Understanding Stop Loss Hunting
Stop loss hunting occurs when price action temporarily spikes beyond a key level, triggering stop loss orders and then reversing. This can lead to losses for traders who placed their stop losses at predictable levels, such as near support or resistance lines. Identifying and countering this activity is crucial for long-term trading success.
Why Does Stop Loss Hunting Happen?
- Market Dynamics: Prices naturally move toward liquidity, and stop loss orders provide a concentrated source of liquidity.
- Institutional Activity: Large players may push prices to certain levels to fill their orders at favorable prices.
- Retail Trading Behavior: Retail traders often cluster their stop loss orders at obvious levels, making them easy targets.
Strategies to Counter Stop Loss Hunting
1. Avoid Obvious Stop Loss Levels
Placing your stop loss directly at support or resistance levels makes it an easy target. Instead, position your stop loss a few pips beyond these levels to reduce the likelihood of being stopped out prematurely.
2. Use Wider Stop Losses
Wider stop losses can provide additional room for price fluctuations caused by stop loss hunting. Ensure you adjust your position size to maintain an acceptable risk level.
3. Employ Mental Stop Losses
Instead of placing a visible stop loss order, some traders prefer using a mental stop loss. They monitor the price manually and close their position if it reaches their predefined level. While this requires discipline, it eliminates visible stop loss orders that can be targeted.
4. Trade with the Trend
Stop loss hunting is more likely to occur in counter-trend trades. By aligning your trades with the prevailing market trend, you reduce the risk of being targeted.
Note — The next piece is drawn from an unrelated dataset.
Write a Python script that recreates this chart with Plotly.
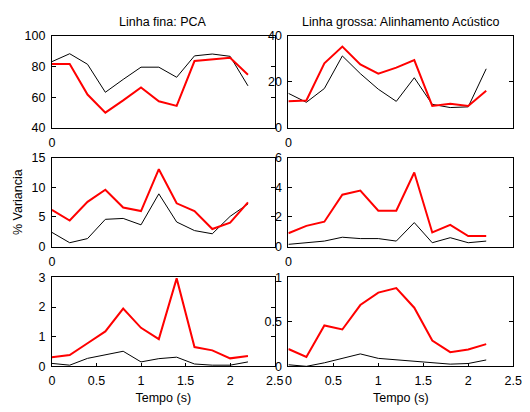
import plotly.graph_objects as go

tempo = [0.0, 0.2, 0.4, 0.6, 0.8, 1.0, 1.2, 1.4, 1.6, 1.8, 2.0, 2.2]

# Thin line: PCA (black); Thick line: Acoustic alignment (red)
r1_left_pca = [83.2, 88.4, 81.5, 63.2, 71.6, 79.6, 79.6, 73.0, 87.0, 88.2, 86.7, 67.4]
r1_left_ac = [81.7, 81.7, 61.7, 49.9, 57.9, 66.3, 57.3, 54.3, 83.6, 84.6, 85.7, 74.7]
r1_right_pca = [15.0, 11.1, 17.1, 31.3, 23.6, 16.8, 11.5, 21.8, 10.2, 8.8, 9.1, 25.7]
r1_right_ac = [11.5, 11.9, 28.1, 35.4, 27.6, 23.6, 26.2, 29.5, 9.5, 10.5, 9.5, 16.1]

r2_left_pca = [2.4, 0.65, 1.35, 4.6, 4.75, 3.67, 8.9, 4.15, 2.7, 2.16, 5.1, 7.2]
r2_left_ac = [6.2, 4.4, 7.55, 9.6, 6.6, 6.0, 13.06, 7.3, 6.0, 2.97, 4.05, 7.45]
r2_right_pca = [0.15, 0.26, 0.37, 0.63, 0.54, 0.54, 0.37, 1.62, 0.26, 0.6, 0.26, 0.37]
r2_right_ac = [0.9, 1.4, 1.68, 3.5, 3.78, 2.42, 2.42, 5.0, 0.95, 1.47, 0.71, 0.71]

r3_left_pca = [0.1, 0.04, 0.27, 0.4, 0.51, 0.15, 0.26, 0.31, 0.08, 0.04, 0.04, 0.15]
r3_left_ac = [0.31, 0.38, 0.78, 1.18, 1.95, 1.3, 0.92, 2.97, 0.65, 0.54, 0.27, 0.35]
r3_right_pca = [0.018, 0.0, 0.04, 0.087, 0.14, 0.09, 0.072, 0.058, 0.036, 0.025, 0.032, 0.072]
r3_right_ac = [0.195, 0.105, 0.46, 0.415, 0.69, 0.83, 0.88, 0.66, 0.29, 0.16, 0.19, 0.25]

y_ranges = [[40, 100], [0, 40], [0, 15], [0, 6], [0, 3], [0, 1]]
y_ticks = [[40, 60, 80, 100], [0, 20, 40], [0, 5, 10, 15], [0, 2, 4, 6], [0, 1, 2, 3], [0, 0.5, 1]]
y_ticktext = [["40", "60", "80", "100"], ["0", "20", "40"], ["0", "5", "10", "15"],
              ["0", "2", "4", "6"], ["0", "1", "2", "3"], ["0", "0.5", "1"]]
x_ticks_bottom = [0, 0.5, 1, 1.5, 2, 2.5]
x_ticktext_bottom = ["0", "0.5", "1", "1.5", "2", "2.5"]

titles = ["Linha fina: PCA", "Linha grossa: Alinhamento Acústico"]
x_title = "Tempo (s)"
y_title = "% Variancia"

pca_series = [r1_left_pca, r1_right_pca, r2_left_pca, r2_right_pca, r3_left_pca, r3_right_pca]
ac_series = [r1_left_ac, r1_right_ac, r2_left_ac, r2_right_ac, r3_left_ac, r3_right_ac]

W, H = 530, 412
x_doms = [[50 / W, 278 / W], [292 / W, 522 / W]]
rows_px = [(30, 125), (156, 248), (280, 372)]
y_doms = [[(H - b) / H, (H - t) / H] for t, b in rows_px]

FONT = "Liberation Sans, Arial, sans-serif"
FS = 12.5

fig = go.Figure()
layout = {}
for i in range(6):
    r, c = divmod(i, 2)
    n = i + 1
    xa = "x" if n == 1 else f"x{n}"
    ya = "y" if n == 1 else f"y{n}"
    fig.add_trace(go.Scatter(x=tempo, y=pca_series[i], mode="lines",
                             line=dict(color="#000000", width=1),
                             xaxis=xa, yaxis=ya, showlegend=False))
    fig.add_trace(go.Scatter(x=tempo, y=ac_series[i], mode="lines",
                             line=dict(color="#ff0000", width=2),
                             xaxis=xa, yaxis=ya, showlegend=False))
    bottom = (r == 2)
    xkey = "xaxis" if n == 1 else f"xaxis{n}"
    ykey = "yaxis" if n == 1 else f"yaxis{n}"
    layout[xkey] = dict(
        domain=x_doms[c], anchor=ya, range=[0, 2.5],
        tickvals=x_ticks_bottom if bottom else [0],
        ticktext=x_ticktext_bottom if bottom else ["0"],
        ticks="inside", ticklen=3 if bottom else 0, tickcolor="#000",
        ticklabelstandoff=3,
        showline=True, linecolor="#000", linewidth=1, mirror=True,
        showgrid=False, zeroline=False,
        tickfont=dict(family=FONT, size=FS, color="#000"),
        title=dict(text=x_title, font=dict(family=FONT, size=FS, color="#000"), standoff=5) if bottom else None,
    )
    layout[ykey] = dict(
        domain=y_doms[r], anchor=xa, range=y_ranges[i],
        tickvals=y_ticks[i], ticktext=y_ticktext[i],
        ticks="inside", ticklen=4, tickcolor="#000",
        ticklabelstandoff=3,
        showline=True, linecolor="#000", linewidth=1, mirror="ticks",
        showgrid=False, zeroline=False,
        tickfont=dict(family=FONT, size=FS, color="#000"),
    )
    if i == 2:
        layout[ykey]["title"] = dict(text=y_title, font=dict(family=FONT, size=FS, color="#000"), standoff=6)

annotations = []
for c in range(2):
    annotations.append(dict(text=titles[c], x=(x_doms[c][0] + x_doms[c][1]) / 2, y=(H - 16) / H,
                            xref="paper", yref="paper", showarrow=False,
                            font=dict(family=FONT, size=FS, color="#000"),
                            xanchor="center", yanchor="middle"))

fig.update_layout(**layout)
fig.update_layout(width=W, height=H, margin=dict(l=0, r=0, t=0, b=0),
                  paper_bgcolor="white", plot_bgcolor="white",
                  annotations=annotations, showlegend=False)
fig.write_html("out.html")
5. Use Multiple Stop Loss Levels
Implementing a tiered stop loss system can help mitigate losses. For example, place one stop loss at a conservative level and another at a more aggressive level to ensure you remain in the trade if the price rebounds.
6. Monitor High-Impact News
Economic news releases often lead to volatile price movements, which can trigger stop loss hunting. Avoid trading during such events or use wider stops to account for the increased volatility.
7. Analyze Broker Practices
If you consistently experience stop loss hunting, consider whether your broker might be involved. Opt for a reputable broker with a transparent pricing model to reduce the risk of manipulation.
Example: Adjusting Stop Loss Placement
Suppose you identify a strong support level for EUR/USD at 1.1000. Instead of placing your stop loss exactly at 1.1000, position it at 1.0985 to account for potential stop loss hunting below the support level. This ensures you remain in the trade if the price temporarily dips before rebounding.
Conclusion
Stop loss hunting is an inevitable aspect of forex trading, but traders can minimize its impact by implementing strategic adjustments. By avoiding predictable stop loss levels, aligning with market trends, and using wider stops, you can protect your positions from being prematurely closed. Stay vigilant, refine your strategies, and choose a trustworthy broker to enhance your resilience against stop loss hunting.